During his first day at the NBA pre-draft camp, he sat inside a room that included Texas freshman Kevin Durant and North Carolina's Brandan Wright. Outside in the lobby, three Florida Gators who won consecutive national titles — Al Horford, Corey Brewer and Joakim Noah — waited for their turns to face a Q&A session with the media.

"When you go in there and you do that interview and it says NBA draft, that really makes you feel a little bit closer to living that dream," said Hawes, a freshman at Washington. "These are guys you watch all year long on TV. Being in Seattle, we don't get the type of exposure they do, so it's kind of neat to see everybody here. ... There's just an excitement just being here."

Hawes didn't exactly light it up his only season at Washington, though he led the Huskies in scoring with 14.9 points and was second on the team with a 6.4 rebounding average. Still, the 7-footer is believed to be the second-best center in the June 28 draft, which virtually guarantees his days as a Husky are over.

For 30 minutes, Hawes answered what seemed like the same question more than two dozen times:

Are you staying in the draft or returning to Washington?

What's next


June 18: Last day for underclassmen to withdraw from draft.

June 28: NBA draft in New York. Sonics have the No. 2 pick in the first round and Nos. 31 and 35 in the second.

Early in the interview, he said: "It's a fair question. It's what everyone wants to know. If I find a team that is serious about me and serious about taking me high in the draft, then I'm probably going to stay in the draft."
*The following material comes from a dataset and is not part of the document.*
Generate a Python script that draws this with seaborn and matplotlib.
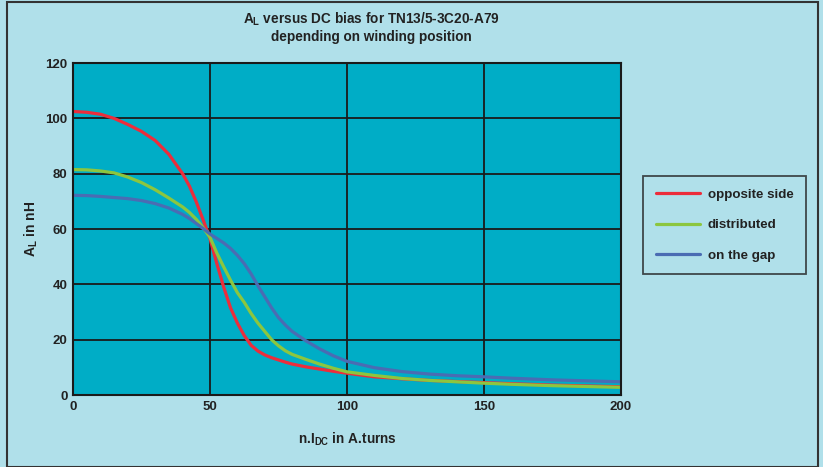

Minutes later, he said: "Everyone understands the situation I am in. Teammates really see the things that some of the people on the outside, the fans, don't see: the ability to achieve that dream and play at that level. It's something the common fan or passerby doesn't appreciate as much."

As he was walking out the door, he said: "This is tough. It really is. I loved playing at Washington. There's so much that I didn't get done, but this opportunity is a once-in-a-lifetime thing."

For the moment, Hawes is still a Washington freshman and the centerpiece of the Huskies' program.

This weekend, he's studying for a final exam he'll take Monday in a murder-sociology class, and enjoying what are likely his final days as a college student-athlete.

Once Hawes finishes with the final, he will begin taking his first serious steps toward the NBA. He's scheduled to work out for Minnesota on Wednesday, Chicago on Friday and Sacramento on June 14 or 15.

He has yet to sign with an agent, which gives him the option of returning to Washington for his sophomore season.

Many NBA scouts believe Hawes will fall between picks seven and 12.

Minnesota has the seventh pick, Chicago is ninth and Sacramento is 10th.

Hawes also said he might work out for Philadelphia, which picks 12th.

"Chicago is a unique situation because they have a high pick, but that's an established team," Hawes said. "Chicago would be a good fit. ... Sacramento, with the way they use Brad Miller, that's how I like to play, so I'm curious about them. And then there's Minnesota. Who wouldn't want to play with Kevin Garnett?"

Because of a new NBA rule, teams can begin individual workouts on June 5, and underclassmen like Hawes have until June 18 to withdraw from the draft.

"Only having 12 days to work out for teams makes it almost to the point of unrealistic to make a decision," Hawes said.